Cell membrane surfaces have receptors now referred to as Notch receptors. In scientific literature there are referred to as Notch1 (or more formally Notch homolog 1 translocation-associated receptor), Notch2, Notch3, and Notch4.

A bunch of potential notch inhibitors are being investigated for their effects on cancer proliferation. There is an interest in combining them with hedgehog inhibitors. Cancer stem cells – aka tumor-initiating cells – are an area in which scientists think notch inhibitors might be helpful. However, Nature reports that work done to date has found no substantial antitumor effect of notch inhibitors.  There are no notch inhibitor therapies in clinical use at this time.

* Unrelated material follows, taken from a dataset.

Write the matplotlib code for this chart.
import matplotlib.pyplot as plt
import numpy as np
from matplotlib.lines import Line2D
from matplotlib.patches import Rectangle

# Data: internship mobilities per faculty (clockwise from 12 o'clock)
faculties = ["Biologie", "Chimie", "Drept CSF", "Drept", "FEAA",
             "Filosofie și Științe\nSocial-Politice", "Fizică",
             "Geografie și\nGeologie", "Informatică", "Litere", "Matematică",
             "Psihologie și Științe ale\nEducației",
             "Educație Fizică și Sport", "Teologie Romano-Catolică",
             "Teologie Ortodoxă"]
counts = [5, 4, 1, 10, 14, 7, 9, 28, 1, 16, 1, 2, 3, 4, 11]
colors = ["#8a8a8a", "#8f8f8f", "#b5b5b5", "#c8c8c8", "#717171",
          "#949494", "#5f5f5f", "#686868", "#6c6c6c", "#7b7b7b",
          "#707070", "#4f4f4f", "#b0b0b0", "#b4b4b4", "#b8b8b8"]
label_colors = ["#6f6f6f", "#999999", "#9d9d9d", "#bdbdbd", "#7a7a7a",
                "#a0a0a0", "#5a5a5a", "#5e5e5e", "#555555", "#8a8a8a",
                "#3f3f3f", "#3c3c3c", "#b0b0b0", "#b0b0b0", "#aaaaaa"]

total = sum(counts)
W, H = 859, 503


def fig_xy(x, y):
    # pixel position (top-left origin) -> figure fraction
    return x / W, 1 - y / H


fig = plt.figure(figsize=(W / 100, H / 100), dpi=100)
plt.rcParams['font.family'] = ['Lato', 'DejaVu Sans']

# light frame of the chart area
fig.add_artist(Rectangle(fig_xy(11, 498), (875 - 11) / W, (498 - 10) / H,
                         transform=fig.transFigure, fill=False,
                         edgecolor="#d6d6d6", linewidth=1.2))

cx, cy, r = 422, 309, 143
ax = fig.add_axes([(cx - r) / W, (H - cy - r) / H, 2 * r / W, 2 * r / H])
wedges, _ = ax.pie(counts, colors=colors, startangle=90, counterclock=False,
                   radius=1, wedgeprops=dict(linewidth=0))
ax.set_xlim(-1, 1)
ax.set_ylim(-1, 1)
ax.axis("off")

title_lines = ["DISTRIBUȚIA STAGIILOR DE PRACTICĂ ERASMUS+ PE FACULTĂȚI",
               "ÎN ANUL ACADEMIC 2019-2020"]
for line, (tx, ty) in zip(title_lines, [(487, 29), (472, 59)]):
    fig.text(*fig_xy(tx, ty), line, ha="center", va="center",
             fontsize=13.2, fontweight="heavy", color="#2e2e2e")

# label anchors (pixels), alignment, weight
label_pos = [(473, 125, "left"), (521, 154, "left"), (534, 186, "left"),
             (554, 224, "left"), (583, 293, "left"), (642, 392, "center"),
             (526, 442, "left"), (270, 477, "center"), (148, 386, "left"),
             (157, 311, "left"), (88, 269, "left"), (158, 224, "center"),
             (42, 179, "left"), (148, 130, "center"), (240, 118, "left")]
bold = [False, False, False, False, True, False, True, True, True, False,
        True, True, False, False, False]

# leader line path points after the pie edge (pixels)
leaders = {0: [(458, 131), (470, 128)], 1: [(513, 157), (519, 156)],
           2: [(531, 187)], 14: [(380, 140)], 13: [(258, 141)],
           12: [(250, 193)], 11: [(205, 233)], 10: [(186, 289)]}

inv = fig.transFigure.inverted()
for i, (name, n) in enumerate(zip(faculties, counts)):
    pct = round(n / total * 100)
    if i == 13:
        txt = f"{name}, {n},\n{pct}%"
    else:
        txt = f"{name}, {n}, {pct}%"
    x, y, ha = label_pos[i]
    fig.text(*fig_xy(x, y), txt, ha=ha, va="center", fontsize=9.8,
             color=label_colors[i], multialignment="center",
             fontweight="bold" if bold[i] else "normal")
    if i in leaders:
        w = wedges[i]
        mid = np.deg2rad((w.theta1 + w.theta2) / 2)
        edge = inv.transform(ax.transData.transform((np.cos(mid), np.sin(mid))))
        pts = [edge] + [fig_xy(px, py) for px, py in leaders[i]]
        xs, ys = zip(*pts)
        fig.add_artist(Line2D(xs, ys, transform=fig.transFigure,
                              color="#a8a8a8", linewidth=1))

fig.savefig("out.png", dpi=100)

Consequences of Disrupted Notch Signaling in Bladder Cancer.

Molecular pathways: translational and therapeutic implications of the Notch signaling pathway in cancer.

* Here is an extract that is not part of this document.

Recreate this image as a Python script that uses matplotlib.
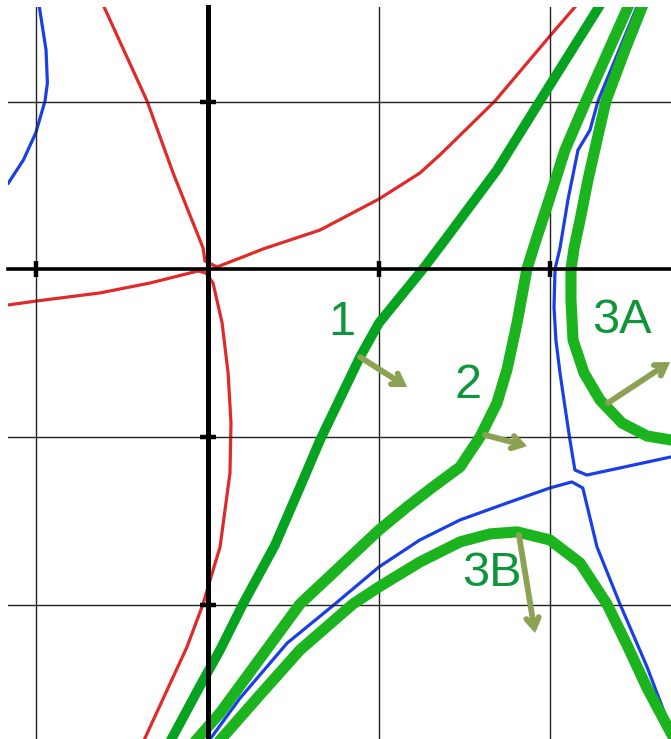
import matplotlib
matplotlib.use("Agg")
import matplotlib.pyplot as plt
import matplotlib.patheffects as pe

# curves, in grid units (one grid square = 1)
red_a_x = [-1.165, -0.997, -0.628, -0.336, -0.055, -0.009, 0.032, 0.085, 0.120, 0.137, 0.131, 0.073, 0.015, -0.026, -0.120, -0.236, -0.365]
red_a_y = [-0.213, -0.189, -0.141, -0.082, -0.010, -0.022, -0.082, -0.320, -0.618, -0.917, -1.215, -1.656, -1.853, -1.996, -2.252, -2.509, -2.795]

red_b_x = [-0.604, -0.353, -0.201, -0.026, -0.015, 0.055, 0.190, 0.324, 0.657, 1.001, 1.240, 1.357, 1.678, 1.999, 2.145]
red_b_y = [1.564, 1.003, 0.574, 0.127, 0.049, 0.014, 0.067, 0.121, 0.234, 0.419, 0.574, 0.682, 1.003, 1.391, 1.564]

blue_tl_x = [-0.982, -0.943, -0.935, -0.949, -1.003, -1.075, -1.163]
blue_tl_y = [1.564, 1.308, 1.111, 1.003, 0.813, 0.652, 0.514]

blue_up_x = [2.507, 2.280, 2.233, 2.163, 2.104, 2.058, 2.029, 2.023, 2.034, 2.058, 2.087, 2.116, 2.145, 2.215, 2.706]
blue_up_y = [1.564, 1.004, 0.830, 0.711, 0.413, 0.127, 0.002, -0.225, -0.422, -0.618, -0.821, -1.018, -1.197, -1.227, -1.119]

blue_lo_x = [0.020, 0.190, 0.465, 0.744, 1.001, 1.240, 1.474, 1.748, 1.999, 2.127, 2.191, 2.274, 2.408, 2.566, 2.706]
blue_lo_y = [-2.795, -2.557, -2.229, -1.996, -1.775, -1.614, -1.495, -1.394, -1.304, -1.268, -1.304, -1.656, -1.996, -2.371, -2.747]

c1_x = [-0.207, -0.044, 0.073, 0.207, 0.394, 0.558, 0.657, 0.890, 1.001, 1.258, 1.386, 1.690, 1.941, 2.285]
c1_y = [-2.795, -2.485, -2.270, -1.996, -1.644, -1.256, -1.018, -0.523, -0.320, 0.002, 0.175, 0.592, 1.004, 1.564]

c2_x = [-0.055, 0.073, 0.540, 1.001, 1.165, 1.316, 1.474, 1.591, 1.690, 1.748, 1.807, 1.865, 1.918, 1.994, 2.087, 2.210, 2.455]
c2_y = [-2.795, -2.646, -1.996, -1.555, -1.417, -1.298, -1.179, -1.000, -0.797, -0.600, -0.320, 0.002, 0.175, 0.413, 0.711, 1.004, 1.564]

c3a_x = [2.537, 2.437, 2.326, 2.274, 2.221, 2.175, 2.140, 2.122, 2.122, 2.134, 2.198, 2.291, 2.420, 2.566, 2.706]
c3a_y = [1.564, 1.308, 1.004, 0.771, 0.532, 0.294, 0.127, 0.002, -0.183, -0.422, -0.618, -0.779, -0.917, -0.994, -1.018]

c3b_x = [0.085, 0.306, 0.540, 0.849, 1.001, 1.241, 1.474, 1.649, 1.807, 1.999, 2.175, 2.332, 2.449, 2.566, 2.706]
c3b_y = [-2.795, -2.538, -2.270, -1.996, -1.894, -1.745, -1.626, -1.578, -1.566, -1.614, -1.751, -1.996, -2.240, -2.497, -2.765]

# arrows: (start, end) and labels
arrows = {
    "1": ((0.890, -0.523), (1.165, -0.702)),
    "2": ((1.620, -0.988), (1.865, -1.054)),
    "3A": ((2.338, -0.797), (2.700, -0.553)),
    "3B": ((1.818, -1.584), (1.912, -2.169)),
}
labels = {"1": (0.785, -0.320), "2": (1.521, -0.696), "3A": (2.420, -0.308), "3B": (1.661, -1.817)}

RED = "#E02A2A"
BLUE = "#1B3FE6"
DARK_GREEN = "#05A31F"
GREEN = "#1CB41E"
OLIVE = "#8CA252"
TEXT_GREEN = "#10963A"

fig = plt.figure(figsize=(6.71, 7.39), dpi=100)
ax = fig.add_axes([8 / 671, 0, 663 / 671, 732 / 739])
ax.set_xlim(-1.165, 2.706)
ax.set_ylim(-2.801, 1.564)

for cx, cy in [(red_a_x, red_a_y), (red_b_x, red_b_y)]:
    ax.plot(cx, cy, color=RED, lw=2.3, solid_joinstyle="round", zorder=2)
for cx, cy in [(blue_tl_x, blue_tl_y), (blue_up_x, blue_up_y), (blue_lo_x, blue_lo_y)]:
    ax.plot(cx, cy, color=BLUE, lw=2.3, solid_joinstyle="round", zorder=2)

ax.plot(c1_x, c1_y, color=DARK_GREEN, lw=7, solid_joinstyle="round", zorder=3)
for cx, cy in [(c2_x, c2_y), (c3a_x, c3a_y), (c3b_x, c3b_y)]:
    ax.plot(cx, cy, color=GREEN, lw=8, solid_joinstyle="round", zorder=3)

# axes through the origin, grid over the curves
for side in ["top", "right"]:
    ax.spines[side].set_visible(False)
ax.spines["left"].set_position(("data", 0))
ax.spines["bottom"].set_position(("data", 0))
ax.spines["left"].set_linewidth(3.6)
ax.spines["bottom"].set_linewidth(2.6)
ax.spines["left"].set_zorder(4)
ax.spines["bottom"].set_zorder(4)
ax.set_xticks([-1, 1, 2])
ax.set_yticks([1, -1, -2])
ax.tick_params(direction="inout", length=12, width=3.2, color="black",
               labelbottom=False, labelleft=False)
ax.grid(True, color="#222222", lw=1.0, zorder=4)
ax.set_axisbelow(False)

shadow = [pe.SimplePatchShadow(offset=(1.5, -2), shadow_rgbFace="#999999", alpha=0.35), pe.Normal()]
for key, (start, end) in arrows.items():
    ann = ax.annotate("", xy=end, xytext=start, zorder=6,
                      arrowprops=dict(arrowstyle="->,head_length=0.7,head_width=0.45",
                                      color=OLIVE, lw=4.2, shrinkA=0, shrinkB=0,
                                      capstyle="round", joinstyle="miter"))
    ann.arrow_patch.set_path_effects(shadow)

for key, (tx, ty) in labels.items():
    ax.text(tx, ty, key, color=TEXT_GREEN, fontsize=35, family="Liberation Sans",
            ha="center", va="center", zorder=7)

fig.savefig("out.png", dpi=100, facecolor="white")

NOTCH pathway inactivation promotes bladder cancer progression.

NOTCH Decoys That Selectively Block DLL/NOTCH or JAG/NOTCH Disrupt Angiogenesis by Unique Mechanisms to Inhibit Tumor Growth

Changes in the regulation of the Notch signaling pathway are temporally correlated with regenerative failure in the mouse cochlea

Notch inhibitors for pulmonary arterial hypertension – SciBX Science Business Exchange

Notch inhibition reverses kidney failure – Nature

PARP Inhibitors

PARP Inhibitors (PARPi) are a promising group of drugs with a wide potential as sensitizers for chemotherapy and radiotherapy.

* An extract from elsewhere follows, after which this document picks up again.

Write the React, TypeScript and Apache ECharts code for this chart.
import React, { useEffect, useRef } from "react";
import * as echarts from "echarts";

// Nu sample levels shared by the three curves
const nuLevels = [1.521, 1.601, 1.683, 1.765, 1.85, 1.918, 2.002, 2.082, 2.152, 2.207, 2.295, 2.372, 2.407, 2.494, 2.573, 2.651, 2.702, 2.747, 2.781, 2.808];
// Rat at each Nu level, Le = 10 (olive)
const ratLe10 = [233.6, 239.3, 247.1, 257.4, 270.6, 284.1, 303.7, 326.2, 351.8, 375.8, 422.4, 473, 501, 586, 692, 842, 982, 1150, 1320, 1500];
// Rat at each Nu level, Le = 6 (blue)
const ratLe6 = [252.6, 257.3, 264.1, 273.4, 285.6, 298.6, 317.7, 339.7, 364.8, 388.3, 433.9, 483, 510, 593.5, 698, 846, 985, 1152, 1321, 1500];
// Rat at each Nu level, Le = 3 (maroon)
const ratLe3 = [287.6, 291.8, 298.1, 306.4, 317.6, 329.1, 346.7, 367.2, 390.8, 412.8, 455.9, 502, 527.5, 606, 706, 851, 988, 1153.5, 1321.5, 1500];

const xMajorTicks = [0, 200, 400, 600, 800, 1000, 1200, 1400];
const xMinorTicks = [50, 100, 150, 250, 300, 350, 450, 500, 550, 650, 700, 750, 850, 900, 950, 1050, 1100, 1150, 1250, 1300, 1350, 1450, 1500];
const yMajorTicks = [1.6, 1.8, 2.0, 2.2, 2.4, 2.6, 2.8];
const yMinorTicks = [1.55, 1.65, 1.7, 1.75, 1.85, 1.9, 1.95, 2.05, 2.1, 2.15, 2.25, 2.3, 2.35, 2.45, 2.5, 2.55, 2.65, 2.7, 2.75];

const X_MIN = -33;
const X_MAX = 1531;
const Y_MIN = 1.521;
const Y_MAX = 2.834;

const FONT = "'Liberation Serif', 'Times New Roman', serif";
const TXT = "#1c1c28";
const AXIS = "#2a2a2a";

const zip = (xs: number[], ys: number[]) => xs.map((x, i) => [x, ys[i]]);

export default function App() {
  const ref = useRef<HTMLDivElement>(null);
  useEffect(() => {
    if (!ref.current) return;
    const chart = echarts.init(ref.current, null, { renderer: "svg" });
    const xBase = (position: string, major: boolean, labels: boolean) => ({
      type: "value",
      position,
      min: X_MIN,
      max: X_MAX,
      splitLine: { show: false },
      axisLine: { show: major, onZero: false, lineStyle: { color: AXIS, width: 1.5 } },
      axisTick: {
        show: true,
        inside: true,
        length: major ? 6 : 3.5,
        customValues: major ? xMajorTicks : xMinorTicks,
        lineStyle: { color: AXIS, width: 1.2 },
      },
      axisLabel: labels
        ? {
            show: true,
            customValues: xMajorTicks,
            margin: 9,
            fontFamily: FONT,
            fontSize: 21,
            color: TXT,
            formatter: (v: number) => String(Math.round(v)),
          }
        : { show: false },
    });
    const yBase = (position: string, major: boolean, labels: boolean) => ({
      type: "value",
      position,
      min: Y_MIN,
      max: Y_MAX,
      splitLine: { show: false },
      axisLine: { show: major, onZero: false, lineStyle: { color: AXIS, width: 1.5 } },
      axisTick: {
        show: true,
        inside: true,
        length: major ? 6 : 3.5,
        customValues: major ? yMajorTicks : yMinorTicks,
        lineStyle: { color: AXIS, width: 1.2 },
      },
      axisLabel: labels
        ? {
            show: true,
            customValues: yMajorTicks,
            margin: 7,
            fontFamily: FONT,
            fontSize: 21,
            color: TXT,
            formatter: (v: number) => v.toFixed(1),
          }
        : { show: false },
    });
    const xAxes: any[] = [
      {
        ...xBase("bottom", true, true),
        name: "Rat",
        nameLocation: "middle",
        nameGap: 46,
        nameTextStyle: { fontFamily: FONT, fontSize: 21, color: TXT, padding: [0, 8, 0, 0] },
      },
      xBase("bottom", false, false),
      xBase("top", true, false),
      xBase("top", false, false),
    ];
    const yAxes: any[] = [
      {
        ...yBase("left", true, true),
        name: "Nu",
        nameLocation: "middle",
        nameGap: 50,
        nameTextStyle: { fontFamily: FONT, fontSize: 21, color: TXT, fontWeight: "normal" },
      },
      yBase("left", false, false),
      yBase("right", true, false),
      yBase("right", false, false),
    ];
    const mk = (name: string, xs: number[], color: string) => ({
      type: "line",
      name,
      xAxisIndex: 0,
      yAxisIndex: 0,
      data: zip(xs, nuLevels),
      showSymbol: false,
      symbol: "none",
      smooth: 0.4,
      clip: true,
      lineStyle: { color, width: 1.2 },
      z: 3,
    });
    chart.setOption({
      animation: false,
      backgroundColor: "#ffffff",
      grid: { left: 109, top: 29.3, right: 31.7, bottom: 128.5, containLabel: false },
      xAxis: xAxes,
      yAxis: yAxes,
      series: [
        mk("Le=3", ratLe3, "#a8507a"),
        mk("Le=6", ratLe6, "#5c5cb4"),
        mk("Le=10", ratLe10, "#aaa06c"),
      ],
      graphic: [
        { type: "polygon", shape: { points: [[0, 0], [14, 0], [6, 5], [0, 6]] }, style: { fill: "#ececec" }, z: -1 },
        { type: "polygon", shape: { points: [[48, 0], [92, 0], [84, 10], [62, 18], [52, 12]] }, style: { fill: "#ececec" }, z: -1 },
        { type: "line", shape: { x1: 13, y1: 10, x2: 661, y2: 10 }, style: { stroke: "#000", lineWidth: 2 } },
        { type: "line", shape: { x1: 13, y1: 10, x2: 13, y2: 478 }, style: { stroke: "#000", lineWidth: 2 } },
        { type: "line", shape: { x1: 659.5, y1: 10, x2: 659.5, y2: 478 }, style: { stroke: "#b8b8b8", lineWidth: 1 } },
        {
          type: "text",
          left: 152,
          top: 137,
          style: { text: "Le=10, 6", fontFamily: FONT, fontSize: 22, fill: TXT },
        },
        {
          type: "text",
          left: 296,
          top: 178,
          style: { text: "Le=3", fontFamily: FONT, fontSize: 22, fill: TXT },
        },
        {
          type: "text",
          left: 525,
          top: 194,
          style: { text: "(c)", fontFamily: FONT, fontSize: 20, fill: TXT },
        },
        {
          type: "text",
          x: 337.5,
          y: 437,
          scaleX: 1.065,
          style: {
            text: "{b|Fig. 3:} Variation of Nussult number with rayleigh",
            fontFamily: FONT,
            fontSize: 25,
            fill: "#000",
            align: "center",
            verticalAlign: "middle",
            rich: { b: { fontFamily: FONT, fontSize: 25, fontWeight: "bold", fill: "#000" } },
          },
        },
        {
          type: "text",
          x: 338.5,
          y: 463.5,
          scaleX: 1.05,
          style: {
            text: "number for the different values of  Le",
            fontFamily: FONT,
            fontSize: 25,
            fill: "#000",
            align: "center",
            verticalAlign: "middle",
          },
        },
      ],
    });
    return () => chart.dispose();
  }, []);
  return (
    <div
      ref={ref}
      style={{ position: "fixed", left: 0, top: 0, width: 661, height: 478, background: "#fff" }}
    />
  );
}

Hedgehog pathway inhibitors

The Hedgehog signaling pathway transmits signals to cells and tells them what kind of cells to turn into.  When an embryo develops cells must differentiate so the organism can have different organs and function as a multi-cellular organism.  Biologists name subtypes the Desert, Indian, and Sonic pathways. Even after the baby is born, there is still a Hedgehog signaling pathway.  In adults, the pathway sometimes becomes activated leading to (or somehow being associated with) the proliferation of malignant cells. The stem cells present in the body are converted to cancer cells.  Scientists are still trying to figure it all out, but there is evidence that activation of the Hedgehog pathway occurs in initiation and growth of several types of cancer, including basal cell carcinoma.

The oral drugs Sonidegib and Vismodegib are on the market and approved for basal cell carcinoma.  Glasdegib was approved in 2018 for acute myeloid leukemia.

Itraconazole has been used as an anti-fungal medication and scientists found it works in disrupting the hedgehog pathway.  It has therefore sparked interest by scientists who see an opportunity to repurpose it as a cancer medicine.  Clinical trials are underway to look into itraconazole for melanoma positive for the BRAF V600 mutation and for basal cell cancer.